Lines that include the word "this" are the ones to copy.

□ □ □ □ □

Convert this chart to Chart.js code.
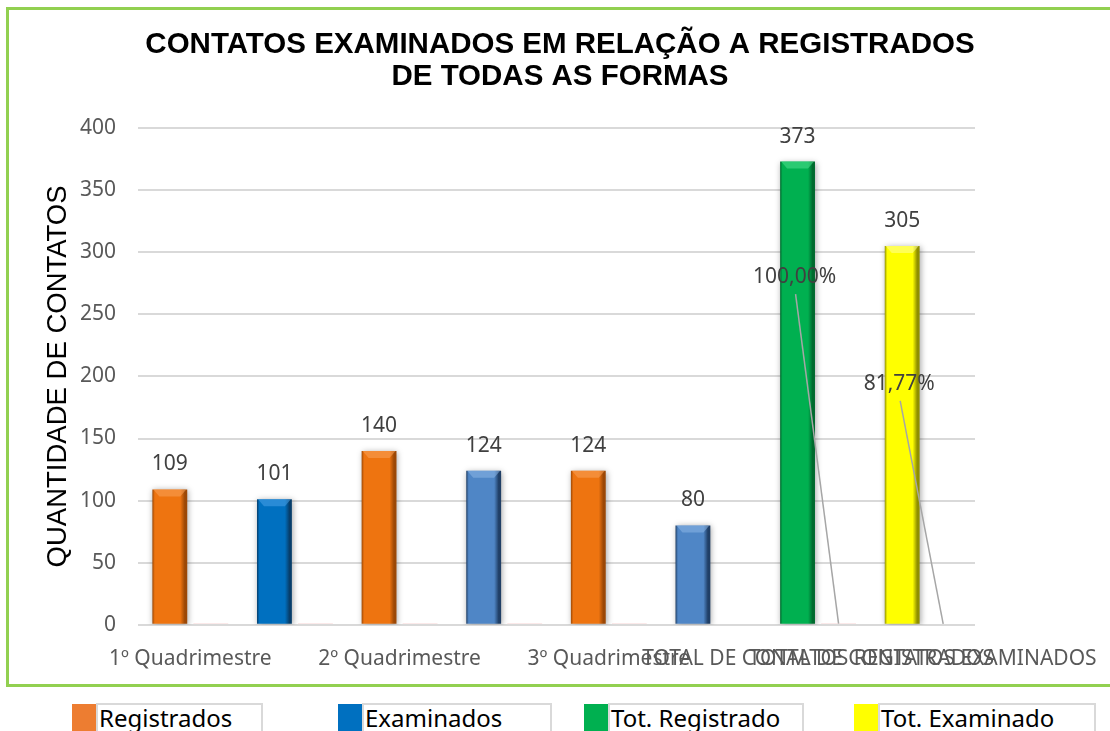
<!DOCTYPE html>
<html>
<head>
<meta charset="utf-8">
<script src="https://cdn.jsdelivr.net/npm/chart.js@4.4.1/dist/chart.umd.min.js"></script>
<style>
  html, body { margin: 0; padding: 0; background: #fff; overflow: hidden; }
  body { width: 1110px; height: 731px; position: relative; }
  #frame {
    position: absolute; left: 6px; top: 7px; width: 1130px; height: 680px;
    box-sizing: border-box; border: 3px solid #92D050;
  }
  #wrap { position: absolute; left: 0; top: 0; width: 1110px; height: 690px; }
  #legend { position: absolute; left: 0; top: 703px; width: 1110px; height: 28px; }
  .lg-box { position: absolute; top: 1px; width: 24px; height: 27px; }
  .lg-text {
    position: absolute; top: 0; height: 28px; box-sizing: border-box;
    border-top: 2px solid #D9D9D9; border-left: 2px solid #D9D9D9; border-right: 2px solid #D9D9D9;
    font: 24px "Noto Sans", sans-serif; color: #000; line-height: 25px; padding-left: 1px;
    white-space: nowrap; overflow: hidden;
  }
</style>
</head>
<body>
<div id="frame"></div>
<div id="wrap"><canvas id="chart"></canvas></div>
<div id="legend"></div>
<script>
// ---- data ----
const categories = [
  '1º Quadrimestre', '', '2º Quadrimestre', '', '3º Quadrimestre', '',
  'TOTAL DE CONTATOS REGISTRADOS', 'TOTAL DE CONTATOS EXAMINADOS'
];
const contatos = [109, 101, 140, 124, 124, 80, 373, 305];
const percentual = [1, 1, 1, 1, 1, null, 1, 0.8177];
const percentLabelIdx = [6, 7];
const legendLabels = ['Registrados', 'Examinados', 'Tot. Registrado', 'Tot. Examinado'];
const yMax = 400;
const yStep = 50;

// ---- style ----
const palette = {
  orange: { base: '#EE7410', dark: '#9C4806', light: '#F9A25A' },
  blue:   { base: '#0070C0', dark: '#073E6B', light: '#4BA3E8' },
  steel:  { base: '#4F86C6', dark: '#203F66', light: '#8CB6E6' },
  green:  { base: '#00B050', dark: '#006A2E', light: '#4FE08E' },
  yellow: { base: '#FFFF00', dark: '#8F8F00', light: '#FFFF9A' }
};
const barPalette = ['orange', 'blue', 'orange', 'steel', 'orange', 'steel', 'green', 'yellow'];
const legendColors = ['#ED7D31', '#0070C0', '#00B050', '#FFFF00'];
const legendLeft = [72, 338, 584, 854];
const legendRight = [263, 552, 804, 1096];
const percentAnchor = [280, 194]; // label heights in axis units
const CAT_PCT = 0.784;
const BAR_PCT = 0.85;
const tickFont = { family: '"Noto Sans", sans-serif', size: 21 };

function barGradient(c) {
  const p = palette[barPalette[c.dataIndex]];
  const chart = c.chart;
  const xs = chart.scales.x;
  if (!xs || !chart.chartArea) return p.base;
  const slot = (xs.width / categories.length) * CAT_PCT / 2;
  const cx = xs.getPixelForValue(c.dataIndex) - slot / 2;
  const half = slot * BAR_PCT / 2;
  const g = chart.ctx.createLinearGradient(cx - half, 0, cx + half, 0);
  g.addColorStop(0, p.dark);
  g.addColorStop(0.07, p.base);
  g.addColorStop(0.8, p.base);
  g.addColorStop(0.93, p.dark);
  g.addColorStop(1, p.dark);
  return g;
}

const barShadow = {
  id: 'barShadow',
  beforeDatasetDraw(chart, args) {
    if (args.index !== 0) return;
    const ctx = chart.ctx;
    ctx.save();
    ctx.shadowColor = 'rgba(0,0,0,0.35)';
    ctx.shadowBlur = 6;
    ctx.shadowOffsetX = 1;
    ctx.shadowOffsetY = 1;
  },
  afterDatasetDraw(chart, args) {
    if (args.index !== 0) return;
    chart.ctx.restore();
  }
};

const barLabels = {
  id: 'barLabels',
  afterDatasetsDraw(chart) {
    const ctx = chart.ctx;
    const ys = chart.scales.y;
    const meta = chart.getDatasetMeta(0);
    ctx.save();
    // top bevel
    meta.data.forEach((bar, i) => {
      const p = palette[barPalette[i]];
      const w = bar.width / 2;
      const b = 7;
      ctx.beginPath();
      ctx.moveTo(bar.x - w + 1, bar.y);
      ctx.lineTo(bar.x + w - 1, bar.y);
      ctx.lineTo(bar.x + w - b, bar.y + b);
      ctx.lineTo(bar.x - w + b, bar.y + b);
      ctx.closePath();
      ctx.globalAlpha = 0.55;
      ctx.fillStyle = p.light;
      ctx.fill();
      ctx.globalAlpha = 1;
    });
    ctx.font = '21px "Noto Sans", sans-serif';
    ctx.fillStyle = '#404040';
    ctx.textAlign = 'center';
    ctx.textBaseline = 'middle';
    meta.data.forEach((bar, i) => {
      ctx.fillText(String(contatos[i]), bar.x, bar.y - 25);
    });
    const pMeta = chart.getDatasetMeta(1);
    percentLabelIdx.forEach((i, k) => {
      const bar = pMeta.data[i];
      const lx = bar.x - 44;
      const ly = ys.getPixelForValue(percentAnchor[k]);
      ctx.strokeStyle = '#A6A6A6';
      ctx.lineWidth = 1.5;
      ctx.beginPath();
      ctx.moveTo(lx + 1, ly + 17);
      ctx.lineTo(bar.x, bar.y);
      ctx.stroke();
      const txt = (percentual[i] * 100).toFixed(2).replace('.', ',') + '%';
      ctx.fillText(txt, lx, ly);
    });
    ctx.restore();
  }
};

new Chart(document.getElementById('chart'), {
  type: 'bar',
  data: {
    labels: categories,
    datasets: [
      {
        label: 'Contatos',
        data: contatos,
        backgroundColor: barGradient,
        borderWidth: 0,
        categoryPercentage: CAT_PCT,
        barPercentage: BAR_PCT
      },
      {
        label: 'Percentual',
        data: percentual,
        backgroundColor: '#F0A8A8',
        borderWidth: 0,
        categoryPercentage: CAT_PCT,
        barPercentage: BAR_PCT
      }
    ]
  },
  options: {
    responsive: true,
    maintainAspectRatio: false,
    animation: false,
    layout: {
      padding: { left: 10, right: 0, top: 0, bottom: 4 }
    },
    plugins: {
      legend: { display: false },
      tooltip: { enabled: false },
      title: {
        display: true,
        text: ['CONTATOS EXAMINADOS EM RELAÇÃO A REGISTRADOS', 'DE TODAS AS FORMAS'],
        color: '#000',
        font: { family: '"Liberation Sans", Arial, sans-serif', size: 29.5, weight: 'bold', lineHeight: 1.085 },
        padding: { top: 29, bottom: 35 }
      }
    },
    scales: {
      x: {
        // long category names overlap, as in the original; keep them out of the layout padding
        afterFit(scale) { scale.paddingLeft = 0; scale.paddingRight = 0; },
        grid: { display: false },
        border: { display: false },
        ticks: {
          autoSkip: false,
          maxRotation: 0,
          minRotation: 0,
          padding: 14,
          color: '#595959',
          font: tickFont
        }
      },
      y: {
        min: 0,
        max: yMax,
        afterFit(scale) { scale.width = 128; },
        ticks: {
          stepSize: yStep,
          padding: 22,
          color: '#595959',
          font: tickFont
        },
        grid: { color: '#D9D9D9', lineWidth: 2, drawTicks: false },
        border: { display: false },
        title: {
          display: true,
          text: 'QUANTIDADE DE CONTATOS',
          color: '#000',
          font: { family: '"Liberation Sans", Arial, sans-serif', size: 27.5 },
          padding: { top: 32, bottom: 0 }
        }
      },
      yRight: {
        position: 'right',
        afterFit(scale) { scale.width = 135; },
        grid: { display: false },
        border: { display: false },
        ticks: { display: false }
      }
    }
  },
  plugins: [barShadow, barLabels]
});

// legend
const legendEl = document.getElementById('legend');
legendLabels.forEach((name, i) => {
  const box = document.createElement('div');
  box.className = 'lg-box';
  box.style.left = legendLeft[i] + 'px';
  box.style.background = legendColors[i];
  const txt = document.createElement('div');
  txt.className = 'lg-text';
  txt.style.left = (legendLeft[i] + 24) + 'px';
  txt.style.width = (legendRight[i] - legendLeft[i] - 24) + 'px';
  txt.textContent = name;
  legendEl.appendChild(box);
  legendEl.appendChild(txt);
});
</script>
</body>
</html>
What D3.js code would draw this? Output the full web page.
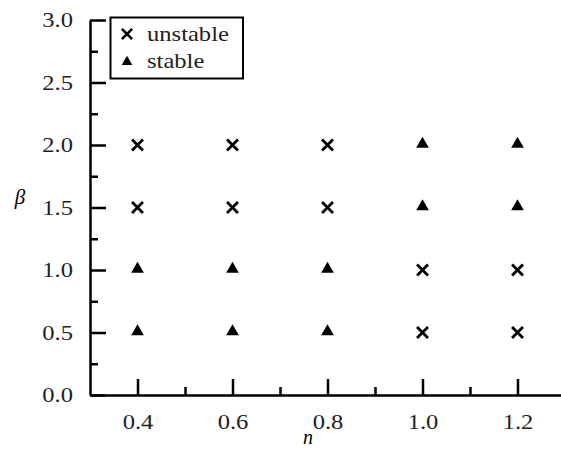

□ □ □ □ □

■ The response
Convert this chart to Chart.js code.
What D3.js code would draw this? Output the full web page.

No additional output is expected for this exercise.